[Start Available data]

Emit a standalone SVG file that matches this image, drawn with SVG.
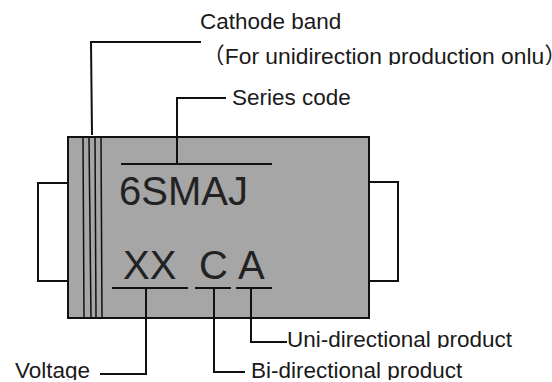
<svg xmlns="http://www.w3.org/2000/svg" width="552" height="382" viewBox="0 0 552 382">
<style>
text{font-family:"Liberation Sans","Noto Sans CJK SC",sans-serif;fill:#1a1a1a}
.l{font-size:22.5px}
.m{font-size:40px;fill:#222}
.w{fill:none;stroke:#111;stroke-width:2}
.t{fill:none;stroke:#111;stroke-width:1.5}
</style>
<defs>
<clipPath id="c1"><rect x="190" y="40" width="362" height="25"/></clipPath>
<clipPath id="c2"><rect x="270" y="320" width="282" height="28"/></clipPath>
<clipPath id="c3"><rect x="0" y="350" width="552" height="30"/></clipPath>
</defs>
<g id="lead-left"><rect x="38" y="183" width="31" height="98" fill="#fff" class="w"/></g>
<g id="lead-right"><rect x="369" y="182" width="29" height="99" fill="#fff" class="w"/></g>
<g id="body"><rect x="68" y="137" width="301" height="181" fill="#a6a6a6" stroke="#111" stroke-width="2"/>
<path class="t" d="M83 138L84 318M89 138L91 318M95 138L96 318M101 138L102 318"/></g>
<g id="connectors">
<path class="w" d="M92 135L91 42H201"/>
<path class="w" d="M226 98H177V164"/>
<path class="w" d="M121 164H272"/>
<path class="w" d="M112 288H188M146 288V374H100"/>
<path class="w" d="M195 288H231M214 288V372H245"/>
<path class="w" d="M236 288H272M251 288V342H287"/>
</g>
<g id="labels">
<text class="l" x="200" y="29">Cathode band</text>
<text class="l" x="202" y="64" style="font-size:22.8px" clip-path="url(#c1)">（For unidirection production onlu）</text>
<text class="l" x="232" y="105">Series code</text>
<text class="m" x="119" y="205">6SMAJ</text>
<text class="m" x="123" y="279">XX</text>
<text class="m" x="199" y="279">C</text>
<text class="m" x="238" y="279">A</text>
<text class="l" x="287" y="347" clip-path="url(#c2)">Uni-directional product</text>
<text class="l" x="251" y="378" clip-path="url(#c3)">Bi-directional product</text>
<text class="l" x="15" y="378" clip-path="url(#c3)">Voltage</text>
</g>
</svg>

[End Available data]

Omit the pictures and give the material again, exactly and in full.

- [Task output]:
Emit a standalone SVG file that matches this image, drawn with SVG.
<svg xmlns="http://www.w3.org/2000/svg" width="552" height="382" viewBox="0 0 552 382">
<style>
text{font-family:"Liberation Sans","Noto Sans CJK SC",sans-serif;fill:#1a1a1a}
.l{font-size:22.5px}
.m{font-size:40px;fill:#222}
.w{fill:none;stroke:#111;stroke-width:2}
.t{fill:none;stroke:#111;stroke-width:1.5}
</style>
<defs>
<clipPath id="c1"><rect x="190" y="40" width="362" height="25"/></clipPath>
<clipPath id="c2"><rect x="270" y="320" width="282" height="28"/></clipPath>
<clipPath id="c3"><rect x="0" y="350" width="552" height="30"/></clipPath>
</defs>
<g id="lead-left"><rect x="38" y="183" width="31" height="98" fill="#fff" class="w"/></g>
<g id="lead-right"><rect x="369" y="182" width="29" height="99" fill="#fff" class="w"/></g>
<g id="body"><rect x="68" y="137" width="301" height="181" fill="#a6a6a6" stroke="#111" stroke-width="2"/>
<path class="t" d="M83 138L84 318M89 138L91 318M95 138L96 318M101 138L102 318"/></g>
<g id="connectors">
<path class="w" d="M92 135L91 42H201"/>
<path class="w" d="M226 98H177V164"/>
<path class="w" d="M121 164H272"/>
<path class="w" d="M112 288H188M146 288V374H100"/>
<path class="w" d="M195 288H231M214 288V372H245"/>
<path class="w" d="M236 288H272M251 288V342H287"/>
</g>
<g id="labels">
<text class="l" x="200" y="29">Cathode band</text>
<text class="l" x="202" y="64" style="font-size:22.8px" clip-path="url(#c1)">（For unidirection production onlu）</text>
<text class="l" x="232" y="105">Series code</text>
<text class="m" x="119" y="205">6SMAJ</text>
<text class="m" x="123" y="279">XX</text>
<text class="m" x="199" y="279">C</text>
<text class="m" x="238" y="279">A</text>
<text class="l" x="287" y="347" clip-path="url(#c2)">Uni-directional product</text>
<text class="l" x="251" y="378" clip-path="url(#c3)">Bi-directional product</text>
<text class="l" x="15" y="378" clip-path="url(#c3)">Voltage</text>
</g>
</svg>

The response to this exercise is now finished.